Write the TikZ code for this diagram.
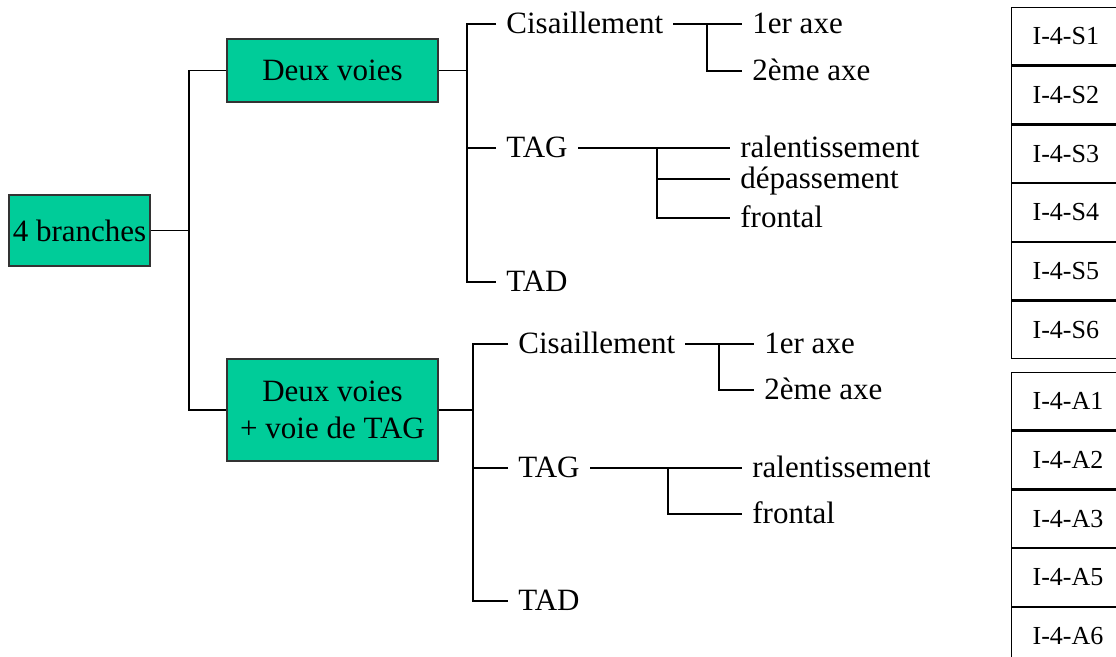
\documentclass[tikz,border=0pt]{standalone}
\usepackage{fontspec}
\setmainfont{Liberation Serif}
\usetikzlibrary{positioning}
\definecolor{boxgreen}{HTML}{00CC99}

\begin{document}
\begin{tikzpicture}[x=0.5pt, y=-0.5pt,
    node distance=0pt,
    box/.style={draw=black!80, line width=0.6pt, fill=boxgreen, align=center,
                inner sep=0pt, font=\fontsize{15.5}{18.5}\selectfont},
    leaf/.style={anchor=west, inner xsep=5pt, inner ysep=0pt, text height=10pt,
                 text depth=0pt, font=\fontsize{15.5}{18}\selectfont},
    cell/.style={draw, line width=0.6pt, minimum height=28.75pt, text width=46pt,
                 inner xsep=10.5pt, align=left, font=\fontsize{13}{15}\selectfont},
    link/.style={line width=0.55pt}]
    \clip (0,0) rectangle (1116,657);
    % main branches
    \node[box, minimum width=70.5pt, minimum height=35.5pt] (root) at (79.5,230.5) {4 branches};
    \node[box, minimum width=105.5pt, minimum height=31.5pt] (two) at (332.5,70.5) {Deux voies};
    \node[box, minimum width=105.5pt, minimum height=51pt] (twotag) at (332.5,410) {Deux voies\\+ voie de TAG};
    \coordinate (j0) at (189,230.5);
    \draw[link] (root.east) -- (j0);
    \draw[link] (two.west) -| (j0) |- (twotag.west);

    % deux voies
    \node[leaf] (cis1) at (496,24) {Cisaillement};
    \node[leaf] (tag1) at (496,148) {TAG};
    \node[leaf] (tad1) at (496,282) {TAD};
    \coordinate (j1) at (467,70.5);
    \draw[link] (two.east) -- (j1);
    \draw[link] (cis1.west) -| (j1) |- (tad1.west);
    \draw[link] (tag1.west) -- (tag1.west -| j1);

    \node[leaf] (axe11) at (742,24) {1er axe};
    \node[leaf] (axe12) at (742,71) {2ème axe};
    \coordinate (k1) at (707,24);
    \draw[link] (cis1.east) -- (axe11.west);
    \draw[link] (k1) |- (axe12.west);

    \node[leaf] (ral1) at (730,148) {ralentissement};
    \node[leaf] (dep1) at (730,179) {dépassement};
    \node[leaf] (fro1) at (730,218) {frontal};
    \coordinate (k2) at (657,148);
    \draw[link] (tag1.east) -- (ral1.west);
    \draw[link] (k2) |- (fro1.west);
    \draw[link] (dep1.west) -- (dep1.west -| k2);

    % deux voies + voie de TAG
    \node[leaf] (cis2) at (508,344) {Cisaillement};
    \node[leaf] (tag2) at (508,468) {TAG};
    \node[leaf] (tad2) at (508,601) {TAD};
    \coordinate (j2) at (473,410);
    \draw[link] (twotag.east) -- (j2);
    \draw[link] (cis2.west) -| (j2) |- (tad2.west);
    \draw[link] (tag2.west) -- (tag2.west -| j2);

    \node[leaf] (axe21) at (754,344) {1er axe};
    \node[leaf] (axe22) at (754,390) {2ème axe};
    \coordinate (k3) at (719,344);
    \draw[link] (cis2.east) -- (axe21.west);
    \draw[link] (k3) |- (axe22.west);

    \begin{scope}
      \clip (0,0) rectangle (929,657);
      \node[leaf] (ral2) at (742,468) {ralentissement};
    \end{scope}
    \node[leaf] (fro2) at (742,514) {frontal};
    \coordinate (k4) at (668,468);
    \draw[link] (tag2.east) -- (ral2.west);
    \draw[link] (k4) |- (fro2.west);

    % codes
    \node[cell, anchor=north west] (s1) at (1011,7) {I-4-S1};
    \node[cell, below=of s1] (s2) {I-4-S2};
    \node[cell, below=of s2] (s3) {I-4-S3};
    \node[cell, below=of s3] (s4) {I-4-S4};
    \node[cell, below=of s4] (s5) {I-4-S5};
    \node[cell, below=of s5] (s6) {I-4-S6};
    \node[cell, anchor=north west] (a1) at (1011,372) {I-4-A1};
    \node[cell, below=of a1] (a2) {I-4-A2};
    \node[cell, below=of a2] (a3) {I-4-A3};
    \node[cell, below=of a3] (a5) {I-4-A5};
    \node[cell, below=of a5] (a6) {I-4-A6};
  \end{tikzpicture}
\end{document}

---------------

## Instructions for the task
Repeat the data exactly, excluding the pictures.

## Expected output
Write the TikZ code for this diagram.
\documentclass[tikz,border=0pt]{standalone}
\usepackage{fontspec}
\setmainfont{Liberation Serif}
\usetikzlibrary{positioning}
\definecolor{boxgreen}{HTML}{00CC99}

\begin{document}
\begin{tikzpicture}[x=0.5pt, y=-0.5pt,
    node distance=0pt,
    box/.style={draw=black!80, line width=0.6pt, fill=boxgreen, align=center,
                inner sep=0pt, font=\fontsize{15.5}{18.5}\selectfont},
    leaf/.style={anchor=west, inner xsep=5pt, inner ysep=0pt, text height=10pt,
                 text depth=0pt, font=\fontsize{15.5}{18}\selectfont},
    cell/.style={draw, line width=0.6pt, minimum height=28.75pt, text width=46pt,
                 inner xsep=10.5pt, align=left, font=\fontsize{13}{15}\selectfont},
    link/.style={line width=0.55pt}]
    \clip (0,0) rectangle (1116,657);
    % main branches
    \node[box, minimum width=70.5pt, minimum height=35.5pt] (root) at (79.5,230.5) {4 branches};
    \node[box, minimum width=105.5pt, minimum height=31.5pt] (two) at (332.5,70.5) {Deux voies};
    \node[box, minimum width=105.5pt, minimum height=51pt] (twotag) at (332.5,410) {Deux voies\\+ voie de TAG};
    \coordinate (j0) at (189,230.5);
    \draw[link] (root.east) -- (j0);
    \draw[link] (two.west) -| (j0) |- (twotag.west);

    % deux voies
    \node[leaf] (cis1) at (496,24) {Cisaillement};
    \node[leaf] (tag1) at (496,148) {TAG};
    \node[leaf] (tad1) at (496,282) {TAD};
    \coordinate (j1) at (467,70.5);
    \draw[link] (two.east) -- (j1);
    \draw[link] (cis1.west) -| (j1) |- (tad1.west);
    \draw[link] (tag1.west) -- (tag1.west -| j1);

    \node[leaf] (axe11) at (742,24) {1er axe};
    \node[leaf] (axe12) at (742,71) {2ème axe};
    \coordinate (k1) at (707,24);
    \draw[link] (cis1.east) -- (axe11.west);
    \draw[link] (k1) |- (axe12.west);

    \node[leaf] (ral1) at (730,148) {ralentissement};
    \node[leaf] (dep1) at (730,179) {dépassement};
    \node[leaf] (fro1) at (730,218) {frontal};
    \coordinate (k2) at (657,148);
    \draw[link] (tag1.east) -- (ral1.west);
    \draw[link] (k2) |- (fro1.west);
    \draw[link] (dep1.west) -- (dep1.west -| k2);

    % deux voies + voie de TAG
    \node[leaf] (cis2) at (508,344) {Cisaillement};
    \node[leaf] (tag2) at (508,468) {TAG};
    \node[leaf] (tad2) at (508,601) {TAD};
    \coordinate (j2) at (473,410);
    \draw[link] (twotag.east) -- (j2);
    \draw[link] (cis2.west) -| (j2) |- (tad2.west);
    \draw[link] (tag2.west) -- (tag2.west -| j2);

    \node[leaf] (axe21) at (754,344) {1er axe};
    \node[leaf] (axe22) at (754,390) {2ème axe};
    \coordinate (k3) at (719,344);
    \draw[link] (cis2.east) -- (axe21.west);
    \draw[link] (k3) |- (axe22.west);

    \begin{scope}
      \clip (0,0) rectangle (929,657);
      \node[leaf] (ral2) at (742,468) {ralentissement};
    \end{scope}
    \node[leaf] (fro2) at (742,514) {frontal};
    \coordinate (k4) at (668,468);
    \draw[link] (tag2.east) -- (ral2.west);
    \draw[link] (k4) |- (fro2.west);

    % codes
    \node[cell, anchor=north west] (s1) at (1011,7) {I-4-S1};
    \node[cell, below=of s1] (s2) {I-4-S2};
    \node[cell, below=of s2] (s3) {I-4-S3};
    \node[cell, below=of s3] (s4) {I-4-S4};
    \node[cell, below=of s4] (s5) {I-4-S5};
    \node[cell, below=of s5] (s6) {I-4-S6};
    \node[cell, anchor=north west] (a1) at (1011,372) {I-4-A1};
    \node[cell, below=of a1] (a2) {I-4-A2};
    \node[cell, below=of a2] (a3) {I-4-A3};
    \node[cell, below=of a3] (a5) {I-4-A5};
    \node[cell, below=of a5] (a6) {I-4-A6};
  \end{tikzpicture}
\end{document}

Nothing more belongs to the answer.